Transantarctic Mountains

View from McMurdo, Transantarctic Mountains in the distance.

Last night I left our lab at 1 in the morning. The sun was hanging low to the south and the light was filled with violet-blue-orange hues. A recent storm had left thin strands of clouds and snowdrift along the horizon, and the mountains to the west looked very striking covered in flowing glaciers and slanted sunlight, so I decided to walk out onto the sea ice just outside of town. The frozen surface of McMurdo sound strecthes westward for dozens of miles before running into the Victoria Land coast, where the Transantarctic Mountains rise directly out of the ocean and stretch all across the Antarctic continent. The flat sea ice and ring of mountains reminded me very much of Nevada’s Black Rock Desert, where dry, bone-white playa lake beds gleam in the desert sun, circled by reddish peaks and streaked by passing sand storms and the occasional dust devil. Right in the middle of both of these surreal landscapes humans have brought the strangest contraptions.
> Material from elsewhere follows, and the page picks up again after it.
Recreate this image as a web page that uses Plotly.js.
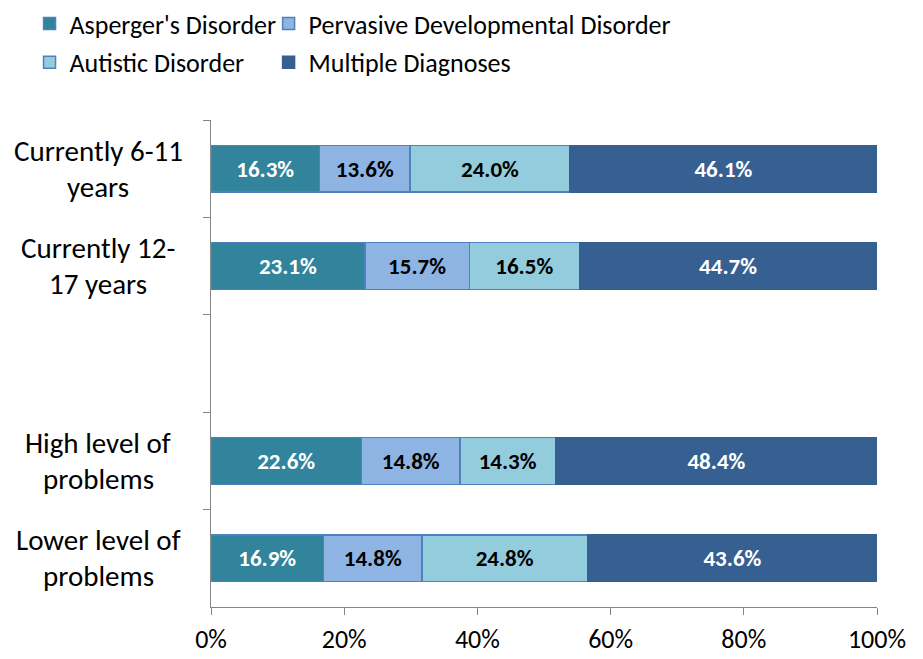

In the Black Rock Desert people try to break land speed records, build and burn art, and build a city once a year that vanishes completely after one week (the ephemeral Black Rock City is where Burning Man takes place). Here, in one of the harshest places in the world, people land on the frozen sea in big cargo planes, fly around in helicopters, and use strange instruments to study ice, sea, rocks, birds, sea creatures, lichens, the atmosphere, Mars (the most Mars-like environment on earth is in the nearby Dry Valleys), foraminiferans, volcanoes, and meteorites, to name a few. Between me and the big mountains, on the flat frozen sea, were five LC-130’s (planes with skis that can land at the South Pole), snow mobiles, a large red and white radar dome, and a few fish huts; it seems like a small, insignificant speck of the human realm in such a vast, frozen, inhospitable, and fantastic landscape.

We’re scheduled to fly to Cape Crozier at 9 tomorrow morning. If all goes as planned and the weather is good we should be in the penguin colony by the afternoon. Our wireless connection is getting installed later this week, so we’ll be out of contact for a few days.